Para (ya no) escuchar el canto de los pájaros

Columna
Publicado el 21/06/2017

Y sí. Pipo, el caricaturista de este medio editorial, reaccionaba airado ante lo “incompleta” de mi nota debutante, con relación a la proliferación de ruidos nocturnos que nos impiden conciliar un sueño realmente reparador. Agregaba Pipo que en realidad lo más fastidioso son los petardos, cohetes (y otras algarabías estruendosas con que solemos expresar nuestro contento, rabia, frustración), que dañan a niños y mascotas. En cuanto a estas últimas, ellas tienen la capacidad de percibir rangos de sonidos que son imperceptibles para el oído humano y los ruidos pirotécnicos les generan tal estrés, que algunos animales pueden intentar huir o esconderse en actitud de total indefensión. Hay que añadir que no saben qué ocurre. Nosotros sí sabemos qué ocurre. Ganó un equipo de fútbol y su parcialidad celebra cada gol con andanadas de petardos. Comteco organiza algún festejo en la Plaza de las Banderas y hace temblar hasta los cimientos de los edificios con sus festejos pirotécnicos. O alguna gente que protesta hace conocer el grado de su malestar social con petardos e incluso cachorros de dinamita. Los animales no saben nada de eso. Ellos confunden esos ruidos con truenos, con alguna amenaza de las entrañas de la tierra que anuncia un terremoto, en suma, un cataclismo natural. ¡Y son nuestras acciones, algo evitable!

Sin embargo, en esta ocasión, quiero dirigir mi atención a la fauna urbanita, de aquellos animales que se han adaptado a la metrópoli y conviven entre nosotros. Qué más les da, si les hemos ido arrebatando su hábitat, que tienen que avenirse a vivir en postes, arboledas de plazas, etc.

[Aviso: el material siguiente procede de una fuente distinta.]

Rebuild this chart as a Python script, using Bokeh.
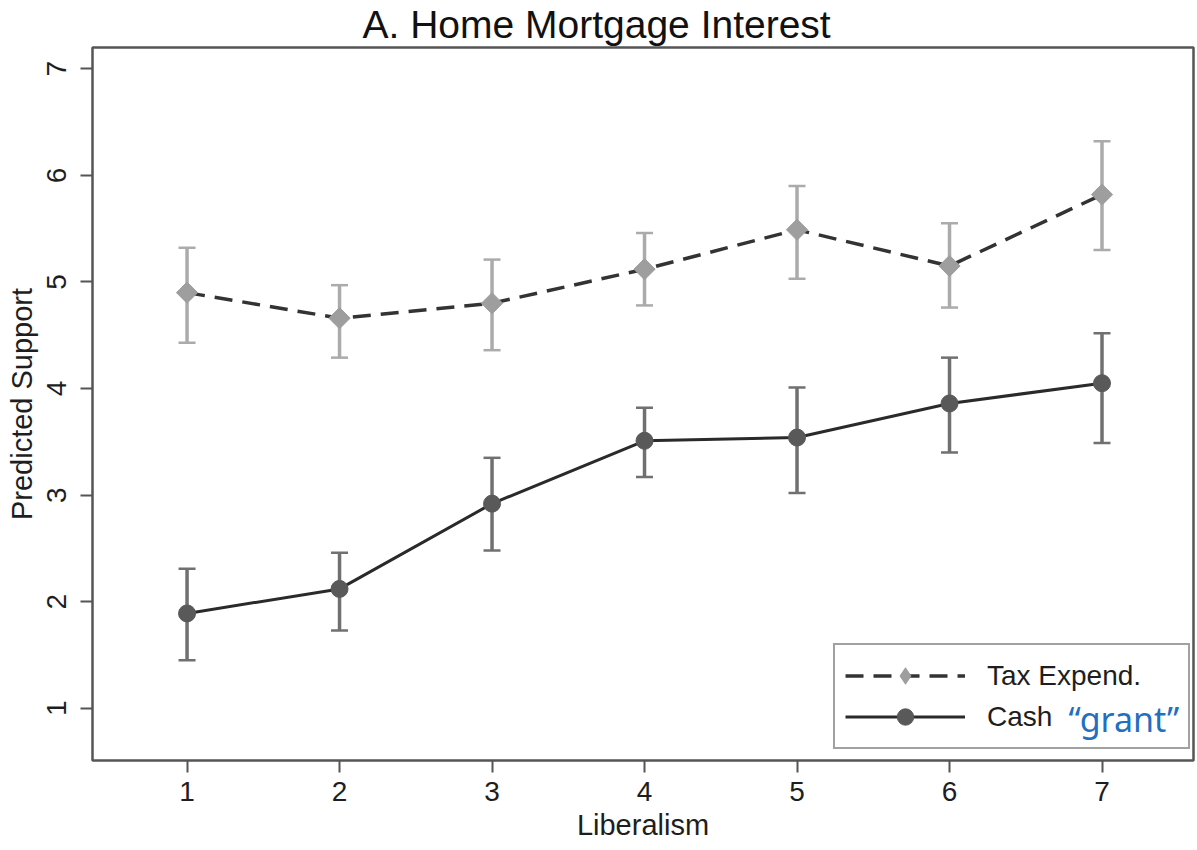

¡Bien te vi, bien te vi!, eso es lo que parecía decir en su canto un pájaro nativo de América y muy abundante antes en Cochabamba, el Pitangus Sulphuratus, más conocido como “bienteveo”. Hace mucho tiempo que no se escucha su canto, al que la tradición le atribuía presagios de visitas, matrimonios, nacimientos o discordias en la familia, según a qué hora se le oía cantar y desde dónde, desde un árbol o el techo de una casa. Igual, antes se avistaba a menudo las casitas del hornero (Furnarius rufus-commersoni) entre las ramas de eucaliptos (que antes los había) o en lo alto de los postes de luz. Ahora, ya casi nada, ni siquiera a lo largo de los caminos en las zonas rurales, al menos, no con la frecuencia de antes.

¿Qué pasó? A los múltiples factores, como la destrucción de su hábitat por la deforestación, el crecimiento urbano, se suma un factor más: la contaminación acústica. Los expertos nos han advertido ya de la desaparición de las abejas, como resultado —además de muchos otros factores (pesticidas, químicos, etc.)— de los efectos del uso de celulares. Y, nos dicen que exterminadas las abejas, se vendría una catástrofe sin precedentes.

Igual de nocivo es para la fauna aviaria el ruido. Las aves utilizan el sonido para comunicarse entre sí y también para lanzarse avisos de alerta ante un intruso peligroso. Esos ruidos tan excesivos en nuestra ciudad hacen que las  aves tengan menores posibilidades de percibir sonidos que les serían útiles, y con ello, se pone en riesgo su supervivencia ante posibles depredadores. Esos ruidos antropogénicos interfieren en la capacidad de distinguir las vocalizaciones de las aves entre miembros de una especie, avisarse de peligro, organizarse para iniciar un ataque, indicarse una fuente de comida, mantenerse en contacto sin necesidad de verse unos a otros por la densidad de la arboleda. Los ruidos, si son nocturnos, los estresan de sobremanera, acortando su periodo de vida, y esto puede ser particularmente grave si un ave monógama queda viuda a temprana edad, por lo que no volverá a emparejarse, comprometiéndose la reproducción de la especie.

Está la cuestión de por qué debería importarnos esta problemática. Pues, porque está en juego nuestro propio bienestar. Al margen del beneficio de su canto, las aves se encargan de limpiar millones de insectos molestos para la salud de los cultivos (cultivos que han de alimentarnos), de los árboles (que nos proporcionan oxígeno), y de nosotros mismos.

Recordemos días recientes. Hubo tal cantidad de zancudos, que en escuadrones de ataque aéreo nos “devoraron” a los cochabambinos, procedentes, al parecer, de la agónica laguna Alalay. Esa es una pequeña muestra de lo que nos espera si continuamos con nuestras acciones agresivas acústicas y medioambientales. Luego nos aparecerán ratones, ratas y cucarachas.

 

La autora es docente e investigadora universitaria.